On 12/28/19 10:41 PM, David Mertz wrote:
On Sat, Dec 28, 2019 at 10:31 PM Richard Damon <rich...@damon-family.org <mailto:rich...@damon-family.org>> wrote:

    Every value of the type float, except NaN and perhaps +inf and -inf
    (depending on which version of the Real Number Line you use) IS
    actually
    a representation of a Real Number (so I don't understand in what
    way you
    can say they aren't "numbers"). And yes, they happen to also be
    Rationals.


This is not subtle, and it is not something you do not understand.  C'mon.

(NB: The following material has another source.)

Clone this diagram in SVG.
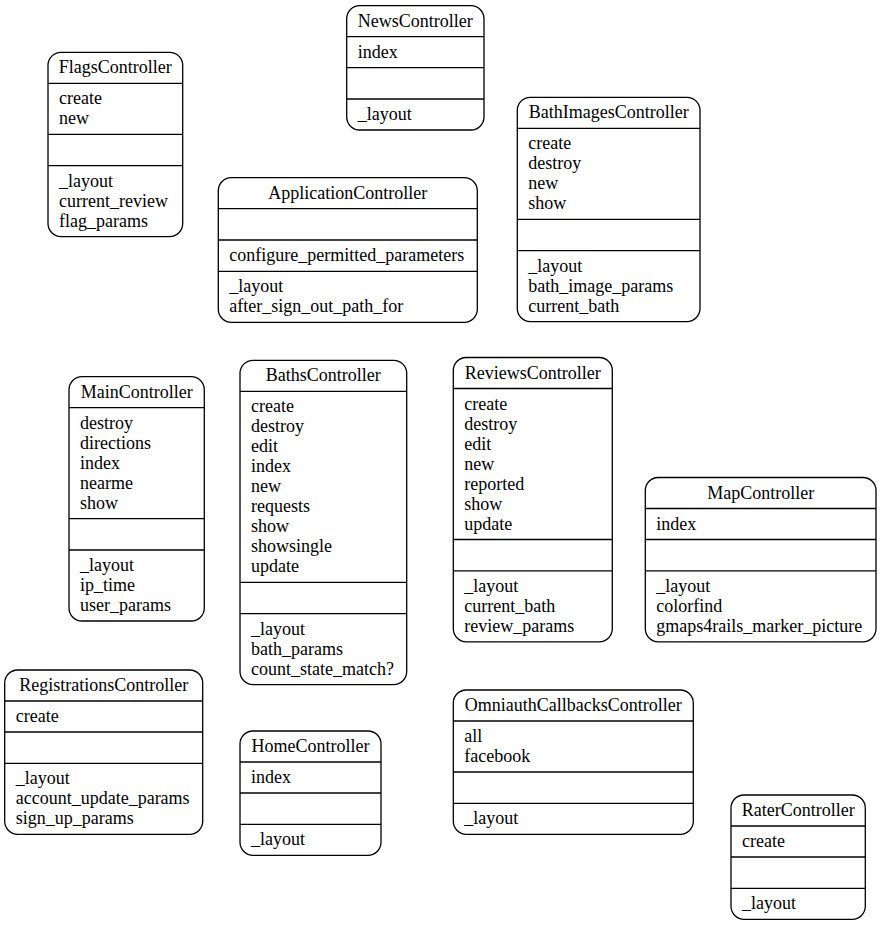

Tell me three Real Numbers (or Rational Numbers) such that:

(a + b) + c != a + (b + c)

Yes, the floating point approximation says that + in computer programming is not exactly the ideal + in the domains of the Reals, understanding the difference is important. It is well known that floating point arithmetic has properties that make it not a finite field, and that ISN'T a real problem, as it is a well defined approximation to a Real Field, and thus when you take into account the limits of the approximations, you CAN say that it approximates the numeric field, which is good enough for computer science. (and there is a lot of math available to allow you to evaluate how good your approximation is.)

This also brings us to the first rule of floating point math, looking for exact equality, particularly after a calculation, is almost never the correct action.


You will not succeed in that endeavor because of the nature of "numbers."

... and yes, because of the usual meaning given to the symbol '+', etc.

OK... now I'll tell you three floating point "numbers" that follow that pattern:

a = float("0.1")
b = float("0.2")
c = float("0.3")

We can conveniently write the constructors for these in Python as `0.1` and so on.  These objects that occupy computer memory are not "numbers" in the sense of obeying the axioms of arithmetic.  But they kinda-sorta resemble numbers, and computers can do things with them quickly, so we pretend.

yes, you can create these numbers in Python (and they are NOT the numbers 0.1, 0.2, and 0.3, (by my tests, the first two are slightly larger, and the last smaller) and that distinction is important and often missed by people who don't understand what floating point number is computers actually are. And YES, they ARE numbers in the sense of the Real Number Field, the issue is that the + operator isn't the exact mathematical operation, but an approximation to it, with fairly precise definition of how it differs from the precise mathematical operation.

Let me ask you a question, do you have any real experience in computational number theory? You are taking a stance like you think you do, but arguments don't show it, being a bit on the novice level.